Все припали к земле. Бьющиеся в руках знаменосцев полотна замерли. Епископ окропил войска святой водой и призвал всех воинов вспомнить образы великих русских князей: Олега, Игоря, Святослава; великих царей: Петра Великого, Екатерину Великую; великих полководцев: Румянцева, Суворова, Кутузова — и быть, как они, в отношении чести, мужества и служения великой России. Потом он благословил главнокомандующего иконой Спаса, а все русские войска через генерала Драгомирова — иконой Богоматери.
Первым выступил из Кишинёва 53-й Волынский пехотный полк, шефом которого был назначен в этот же день Великий князь Николай Николаевич, за ним остальное русское войско.
«За веру Христову», «За родную славянскую кровь», — слышалось отовсюду, и, наверное, «старой Западной Европе непонятно то, что чувствовал тогда молодой ещё русский народ, всем своим существом стремившийся совершить этот «крестовый Славянский поход».
— Прощайте, православные, не посрамите себя и нас ни в пути, ни на месте! — вслед каждому поезду с добровольцами кричали провожавшие.
Среди императорской свиты в Кишинёве на Скаковом поле 12 апреля была и русская баронесса Юлия Петровна Вревская.
«СТРАННЫЙ НАРОД»
(Этюд в эпистолярном жанре)
В июне 1877 года началась переправа через Дунай (Скобелев предлагал форсировать раньше, в разлив). Первым ступил на болгарскую землю отряд генерала Драгомирова:
«Разместились солдатики у понтонов на берегу.
— Готовы?
— Готовы! — ответили шёпотом голоса.
— Ну, с Богом, садись...
Генерал снял фуражку, перекрестил понтоны, перекрестился сам; все солдаты, тоже сняв шапки, перекрестились.
Тихо поплыли понтоны. Нигде ни звука...»
Все были уверены, что турки откроют адский огонь, но... на берегу турецкой армии не было. Потом уже набежали, конечно, из крепостей, да поздно — «русские овладели плацдармом в районе Систово».
Ловкий и отчаянный Гурко перебрался через Балканы не только самым непроходимым перевалом, но и сделал это, «не наблюдаемый противником». Половину августа ожесточённо дрались с турками за Шипкинский перевал, потом наступило знаменитое «шипкинское сидение» и продолжалось до конца декабря. Зелёная горка хорошо была всем известна: сколько ни пляши всю ночь на одной ноге, а всё равно — отморозишь. Нередко смена заставала солдатика навечно стоящим на посту — шинель от мороза и влаги — как кринолин, так мёртвый и стоит в ледяной обёртке и к груди ружьё прижимает: «На Шипке всё спокойно!»
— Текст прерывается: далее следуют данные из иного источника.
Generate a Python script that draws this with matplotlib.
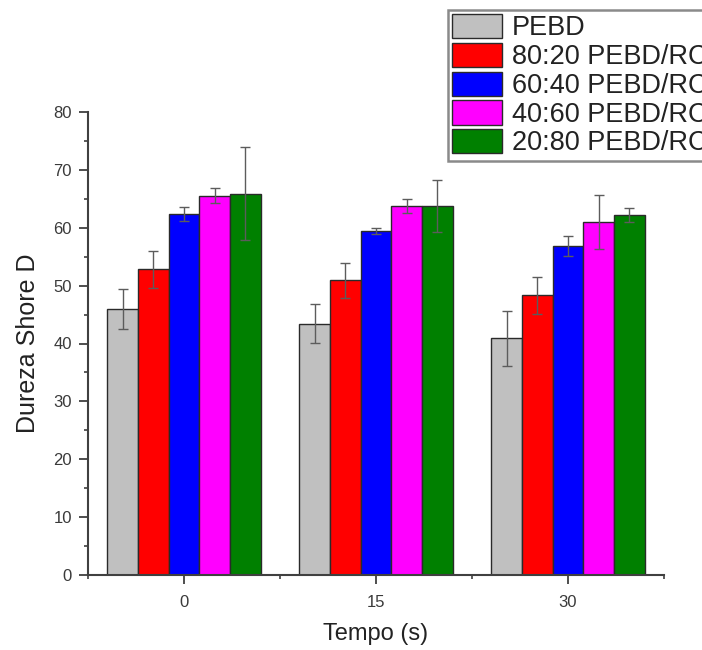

28 декабря час Шипки пробил! Ждали Скобелева. Скобелев не тянул: ещё утром только готовились наступать в лихорадке от ожидания и страха — «что-то будет!», а в половине пятого бой прекращён: овладели всеми позициями, противник в ужасе сдался... и нескончаемое «ура» долго эхом носилось в горах. «Конечно, дело 28 декабря самое блистательное за всю кампанию», — писал полковник Л. Д. Вяземский. В плен сдались 22 тысячи турок с 83 орудиями. Русские потеряли убитыми пять тысяч человек, из них триста болгарских ополченцев.
Плевна видела три сражения. Первые два (8-го и 18 июля) были неудачными; «третья Плевна» — лейб-медик Боткин назвал её «преступлением» — продолжалась с 26-го до 31 августа. «Невидимка Плевна, унёсшая уже столько жизней...» — по словам Верещагина — ждала новых жертв. В газетах писали: «Всё было ужасно, начиная с тумана; но посреди этих мрачных картин был и светлый луч; ничем не сокрушимая доблесть наших войск... которые служили не только при жизни, но и по смерти: будучи сложены трупами на скобелевских редутах, они выручали товарищей, прикрывая своими телами оставшихся в живых...» В течение пяти дней здесь шла настоящая бойня, «носящая название штурма», — трупы, трупы и только один взятый редут. Не получив никаких подкреплений, отряд Скобелева сражался более чем с половиной всех войск Осман-паши. С 1 сентября началась изнурительная блокада... 28 ноября турецкий гарнизон Плевны (свыше 43 тысяч человек) капитулировал, и Плевна пала! Петербургские газеты ликовали: «...Наконец-то, наконец эта злосчастная Плевна наша, мы упиваемся победой во всём объёме этого слова». За две недели до сдачи Плевны Боткин совсем не так восторженно, как из Петербурга, смотрел на это дело: «Пора, пора кончать с этим ужасом!! Неужели ещё мало крови, мало несчастья, мало бедствия? Кому всё это нужно? Несчастным братушкам, которые чуть не с ненавистью глядят на нас, посылая нам проклятия и самые скверные пожелания?! ...Здесь идёт такая вражда друг на друга, столько зависти разлито... что ко всякому факту нужно относиться с осторожностью. Пора, пора из этого ада тщеславия, зависти, сребролюбия!»